Liputan6.com, Jakarta Anggota Dewan Ekonomi Nasional, Arief Anshory Yusuf, menilai bahwa kenaikan batas usia pensiun jadi 59 tahun belum menjamin masa tua yang lebih baik bagi para pekerja.
Penilaian itu dilandasi beberapa faktor. Terutama soal kenaikan upah minimum yang belum bisa mengikuti lonjakan inflasi hingga kenaikan harga barang kebutuhan sehari-hari.
“Ketidakcukupan penghasilan mereka untuk pensiun. Apalagi penyebabnya adalah mereka kerja kerasnya selama hidup produktif mereka tidak di-reward semustinya. Salah satunya karena ketidakberpihakan sistem ekonomi kepada mereka,” ujarnya saat berbincang bersama Liputan6.com di Jakarta, dikutip Kamis (16/1/2025).
Faktor budaya di tengah masyarakat juga turut jadi sorotannya. Dalam hal ini, ia melihat maraknya fenomena anak yang sudah punya keluarga baru bersama pasangan dan buah hati, namun masih tinggal serumah dengan orang tuanya.
Arief lantas memberi contoh dari seseorang yang ia kenal, dimana pihak orang tua yang telah berusia senja terpaksa mengalah demi sang anak, dengan meninggalkan rumah dan tinggal di hunian kontrakan. Lantaran rumah hasil jerih payahnya tak muat menampung terlalu banyak populasi.
Kondisi serupa juga bisa saja terjadi di negara maju. Dengan pengecualian, ada transaksi di dalam keluarga jika seorang anak yang sudah berkeluarga hendak tinggal di rumah orang tuanya.

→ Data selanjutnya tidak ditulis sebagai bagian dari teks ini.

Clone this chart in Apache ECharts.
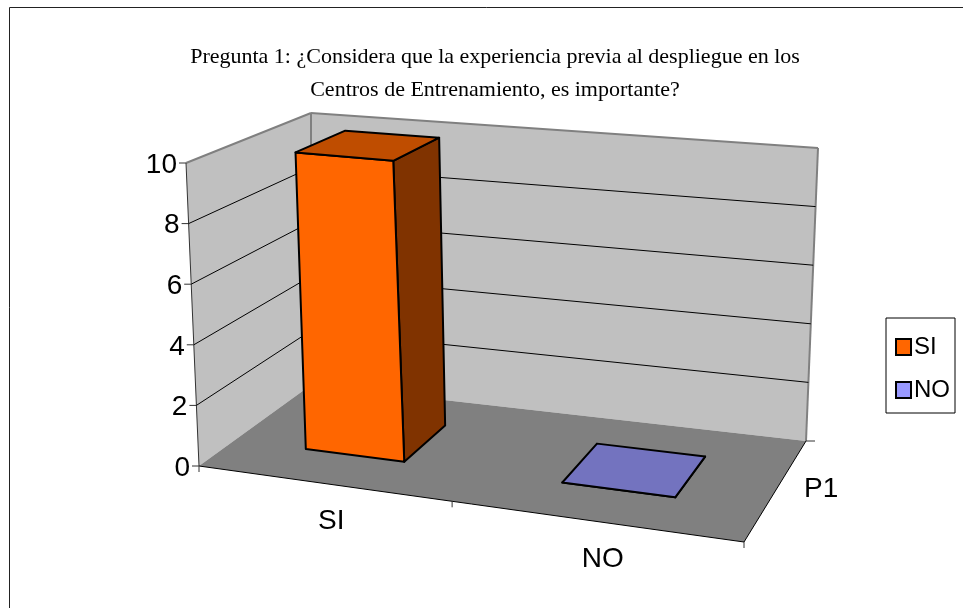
<!DOCTYPE html>
<html>
<head>
<meta charset="utf-8">
<title>Pregunta 1</title>
<style>
  html, body { margin: 0; padding: 0; background: #fff; }
  #chart { width: 963px; height: 608px; }
</style>
<script src="https://cdn.jsdelivr.net/npm/echarts@6/dist/echarts.min.js"></script>
</head>
<body>
<div id="chart"></div>
<script>
// datos
const chartTitle = 'Pregunta 1: ¿Considera que la experiencia previa al despliegue en los\nCentros de Entrenamiento, es importante?'
const categories = ['SI', 'NO']
const depthLabels = ['P1']
const siValues = [10]
const noValues = [0]
const valueTicks = [0, 2, 4, 6, 8, 10]

const labelFont = '28px "Liberation Sans"'

// esquinas de la caja 3D en pantalla: frente-izq, fondo-izq, fondo-der, frente-der
const floorCorners = [[199, 466], [311, 385], [806, 441], [744, 542]]
const topCorners = [[186, 163], [311, 113], [818, 148], [754, 217]]

// profundidad de las barras dentro de la caja
const barDepth = [0.3, 0.72]
const barShare = 0.4

// homografia del cuadrado unidad a un cuadrilatero
const quadPoint = (q, u, w) => {
  const [p0, p1, p2, p3] = [q[0], q[3], q[2], q[1]]
  const dx1 = p1[0] - p2[0]
  const dx2 = p3[0] - p2[0]
  const sx = p0[0] - p1[0] + p2[0] - p3[0]
  const dy1 = p1[1] - p2[1]
  const dy2 = p3[1] - p2[1]
  const sy = p0[1] - p1[1] + p2[1] - p3[1]
  const den = dx1 * dy2 - dx2 * dy1
  const g = (sx * dy2 - dx2 * sy) / den
  const h = (dx1 * sy - sx * dy1) / den
  const a = p1[0] - p0[0] + g * p1[0]
  const b = p3[0] - p0[0] + h * p3[0]
  const d = p1[1] - p0[1] + g * p1[1]
  const e = p3[1] - p0[1] + h * p3[1]
  const k = g * u + h * w + 1
  return [(a * u + b * w + p0[0]) / k, (d * u + e * w + p0[1]) / k]
}

// u: eje categorias, v: eje de valores, w: profundidad (todo 0..1)
const project = (u, v, w) => {
  const f = quadPoint(floorCorners, u, w)
  const t = quadPoint(topCorners, u, w)
  return [f[0] + (t[0] - f[0]) * v, f[1] + (t[1] - f[1]) * v]
}

const toUnit = (params, api, cat, value) => {
  const cs = params.coordSys
  const c = api.coord([cat, value])
  return [(c[0] - cs.x) / cs.width, (cs.y + cs.height - c[1]) / cs.height]
}

const poly = (points, style) => ({ type: 'polygon', shape: { points }, style })
const seg = (a, b, stroke, lineWidth) => ({
  type: 'line',
  shape: { x1: a[0], y1: a[1], x2: b[0], y2: b[1] },
  style: { stroke, lineWidth },
})
const label = (text, p, align) => ({
  type: 'text',
  style: { text, x: p[0], y: p[1], fill: '#000', font: labelFont, textAlign: align, textVerticalAlign: 'middle' },
})

// paredes y suelo
const renderBox = () => {
  const wallStyle = { fill: '#C0C0C0' }
  return {
    type: 'group',
    children: [
      poly([project(0, 0, 0), project(0, 1, 0), project(0, 1, 1), project(0, 0, 1)], wallStyle),
      poly([project(0, 0, 1), project(0, 1, 1), project(1, 1, 1), project(1, 0, 1)], wallStyle),
      poly([project(0, 0, 0), project(0, 0, 1), project(1, 0, 1), project(1, 0, 0)], { fill: '#808080' }),
      seg(project(0, 1, 0), project(0, 1, 1), '#808080', 2),
      seg(project(0, 1, 1), project(1, 1, 1), '#808080', 2),
      seg(project(0, 0, 1), project(0, 1, 1), '#808080', 2),
      seg(project(1, 0, 1), project(1, 1, 1), '#808080', 2),
      seg(project(0, 0, 0), project(0, 1, 0), '#333', 1),
      seg(project(0, 0, 0), project(1, 0, 0), '#000', 1),
      seg(project(1, 0, 0), project(1, 0, 1), '#000', 1),
    ],
  }
}

// lineas de division, marcas y etiquetas del eje de valores
const renderValueTick = (params, api) => {
  const tick = api.value(1)
  const v = toUnit(params, api, 0, tick)[1]
  const front = project(0, v, 0)
  const back = project(0, v, 1)
  const right = project(1, v, 1)
  const children = [seg([front[0] - 7, front[1]], front, '#333', 1)]
  if (tick > 0 && tick < valueTicks[valueTicks.length - 1]) {
    children.push(seg(front, back, '#000', 1), seg(back, right, '#000', 1))
  }
  children.push(label(String(tick), [front[0] - 9, front[1] + 2], 'right'))
  return { type: 'group', children }
}

// barra en 3D
const makeBarRender = (frontColor, topColor, sideColor) => (params, api) => {
  const [center, v] = toUnit(params, api, api.value(0), api.value(1))
  const half = (api.size([1, 0])[0] / params.coordSys.width) * barShare / 2
  const u0 = center - half
  const u1 = center + half
  const [w0, w1] = barDepth
  const edge = { stroke: '#000', lineWidth: 2, lineJoin: 'round' }
  return {
    type: 'group',
    children: [
      poly([project(u1, 0, w0), project(u1, v, w0), project(u1, v, w1), project(u1, 0, w1)], { fill: sideColor, ...edge }),
      poly([project(u0, 0, w0), project(u0, v, w0), project(u1, v, w0), project(u1, 0, w0)], { fill: frontColor, ...edge }),
      poly([project(u0, v, w0), project(u0, v, w1), project(u1, v, w1), project(u1, v, w0)], { fill: topColor, ...edge }),
    ],
  }
}

// etiquetas y marcas del eje de categorias
const renderCategory = (params, api) => {
  const idx = api.value(0)
  const u = toUnit(params, api, idx, 0)[0]
  const front = project(u, 0, 0)
  return label(categories[idx], [front[0] + 10, front[1] + 38], 'center')
}

const renderFrontTicks = (params, api) => {
  const u = api.value(0)
  const p = project(u, 0, 0)
  return seg(p, [p[0], p[1] + 6], '#333', 1)
}

const renderDepth = () => ({
  type: 'group',
  children: [
    seg(project(1, 0, 1), [project(1, 0, 1)[0] + 9, project(1, 0, 1)[1]], '#333', 1),
    label(depthLabels[0], [804, 489], 'left'),
  ],
})

const customBase = { type: 'custom', clip: false, silent: true }

const option = {
  animation: false,
  backgroundColor: '#fff',
  title: {
    text: chartTitle,
    left: 490,
    top: 36,
    textAlign: 'center',
    textStyle: { fontFamily: 'Liberation Serif', fontSize: 22, fontWeight: 'normal', color: '#000', lineHeight: 33 },
  },
  legend: {
    orient: 'vertical',
    left: 886,
    top: 318,
    padding: [17, 5, 11, 9],
    itemWidth: 15,
    itemHeight: 16,
    itemGap: 19,
    icon: 'rect',
    borderColor: '#000',
    borderWidth: 1,
    textStyle: { fontFamily: 'Liberation Sans', fontSize: 24, color: '#000', padding: [0, 0, 0, -2] },
    data: [
      { name: 'SI', itemStyle: { color: '#FF6600', borderColor: '#000', borderWidth: 2 } },
      { name: 'NO', itemStyle: { color: '#9999FF', borderColor: '#000', borderWidth: 2 } },
    ],
  },
  grid: { left: 186, top: 113, width: 632, height: 429 },
  xAxis: { type: 'category', data: categories, show: false },
  yAxis: { type: 'value', min: 0, max: 10, interval: 2, show: false },
  graphic: [
    { type: 'polyline', shape: { points: [[9.5, 608], [9.5, 7.5], [963, 7.5]] }, style: { stroke: '#222', lineWidth: 1, fill: null }, silent: true },
  ],
  series: [
    { ...customBase, name: 'caja', z: 1, data: [[0, 0]], renderItem: renderBox },
    { ...customBase, name: 'valores', z: 2, data: valueTicks.map((t) => [0, t]), renderItem: renderValueTick },
    { ...customBase, name: 'marcas', z: 2, data: [[0], [0.5], [1]], encode: { x: -1, y: -1 }, renderItem: renderFrontTicks },
    { ...customBase, name: 'categorias', z: 2, data: categories.map((c, i) => [i, 0]), renderItem: renderCategory },
    { ...customBase, name: 'profundidad', z: 2, data: [[0, 0]], renderItem: renderDepth },
    { ...customBase, name: 'SI', z: 3, data: siValues.map((v) => [0, v]), itemStyle: { color: '#FF6600' }, renderItem: makeBarRender('#FF6600', '#BF4D00', '#803300') },
    { ...customBase, name: 'NO', z: 3, data: noValues.map((v) => [1, v]), itemStyle: { color: '#9999FF' }, renderItem: makeBarRender('#9999FF', '#7373BF', '#4D4D80') },
  ],
}

const chart = echarts.init(document.getElementById('chart'), null, { renderer: 'canvas' })
chart.setOption(option)
</script>
</body>
</html>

“Terus culture, yang beyond belief kalau kita di Australia. Di Australia itu (orang tua ngomong ke anak), kalau lu mau rumah gua, ya beli,” kata Arief.
Secara pola, ia menyebut kurva kehidupan di Indonesia dengan negara maju punya pergerakan berbeda. Negara maju dilambangkan dengan U shape, yang menggambarkan tingkat kebahagiaan di masa anak-anak tinggi, untuk turun ketika muda, dan mulai kembali menanjak memasuki usia tua.
Sementara tingkat kebahagiaan di Indonesia terus merosot sedari anak-anak, muda, hingga usia tua. Tak lain tak bukan disebabkan oleh faktor gaji dan uang pensiun yang tidak mencukupi untuk hari tua.
“Jadi mereka yang di negara maju itu, artinya penghasilan karena sudah high capital intensive negaranya, sistemnya bagus, jadi mereka itu kerjanya mungkin sama keras dengan kita, tapi reward-nya, gajinya lebih tinggi dari kita,” tuturnya.